It’s Do or Die Time As My GMAT Deadline Day Approaches

It is a long and grueling 46 days before my GMAT D Day. With every passing day, I am feeling a lot of anxiety and restlessness. To my horror, I have started imagining scenes from the movie “Inception.” They are popping into my head like nightmares these days. Sometimes I see myself getting drowned in a bathtub or falling into a deep hole in a road. (It’s been raining continuously here in India for the past 10-11 days.)

I am still not that confident that I’ll get the GMAT score I really want. Since I began studying in early April, my goal has been to reach or exceed a score of 750 so I can get into my dream school: Harvard. I feel I need to use every moment available in the most optimum way before my test date of Sept. 25th. I’m trying to complete as many practice questions as I possibly can before that date. Luckily, I tend to perform well in pressure situations, so I’m loving the fact that I am a little anxious about the test.

I am a software engineer by profession and a farmer by heart, having grown up in a village in India where I helped my family tend the fields. I used to go into the fields early mornings every day to help my father who got this land from our forefathers. He cultivated the land while also being a supervisor for a sugar cane mill. Working that land with my father made me strong, mature and down to earth.

Being male, Indian and a software engineer, I know that I belong to an over-represented group taking the GMAT. So from the start, I have approached my MBA prep as if preparing to wage a war on the GMAT test itself. My schedule is something like this: I study four hours every weekday, devoting half the time to the GMAT’s verbal section and half the time to the math section. On the weekend, I try to put in six to eight hours, reserving Sunday to do a practice test.

I’m a big fan of this post at the Beat the GMAT forum that essentially advises that you must have all the required tools to wage a war.

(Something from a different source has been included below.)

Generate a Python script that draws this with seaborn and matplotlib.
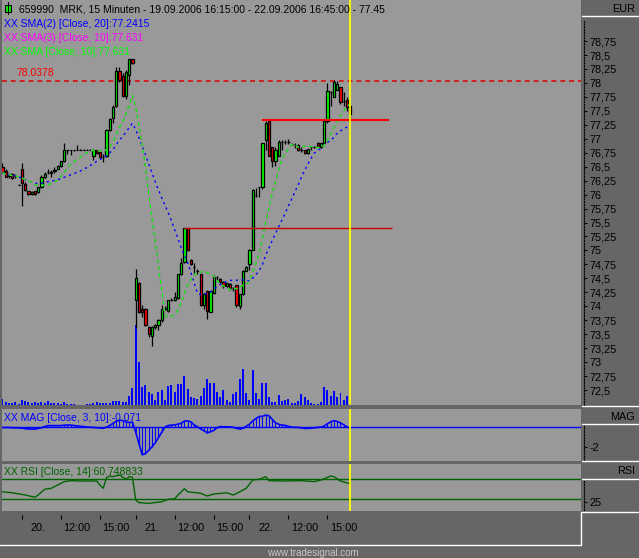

My war chest has included:

1. GMAT official guide (OG 11)

2. Kaplan premier 2009 edition

3. Kaplan math workbook fifth edition

4. Kaplan verbal workbook fifth edition

5. Manhattan Sentence correction (SC) guide

6. Quantum CAT by Arihant publication (It’s very good for basic concepts in math, but the difficulty level is quite high).

Whatever books or materials you have, of course, is less important than your effort and determination to do well. Chairman Mao Zedong said this very well: “Weapons are an important factor in war, but not the decisive one; it is man and not materials that counts.”

In my practice sessions, my verbal accuracy has reached the 80-90% level, and I am quite happy about that because I am a non-native English speaker. I have never had the opportunity to study in an English medium school or college before my graduation. So I took on challenge to dramatically improve my English and do well o n the GMAT’s written and oral sections.

I am still struggling with some of the data sufficiency questions, but I am sure that in the next one to two weeks, I will be able to iron out all the possible problems in the math section of the test.

To inspire myself, I turn to one of my favorite writers, Paulo Coelho, who said: “When you want something, all the universe conspires in helping you achieve it.”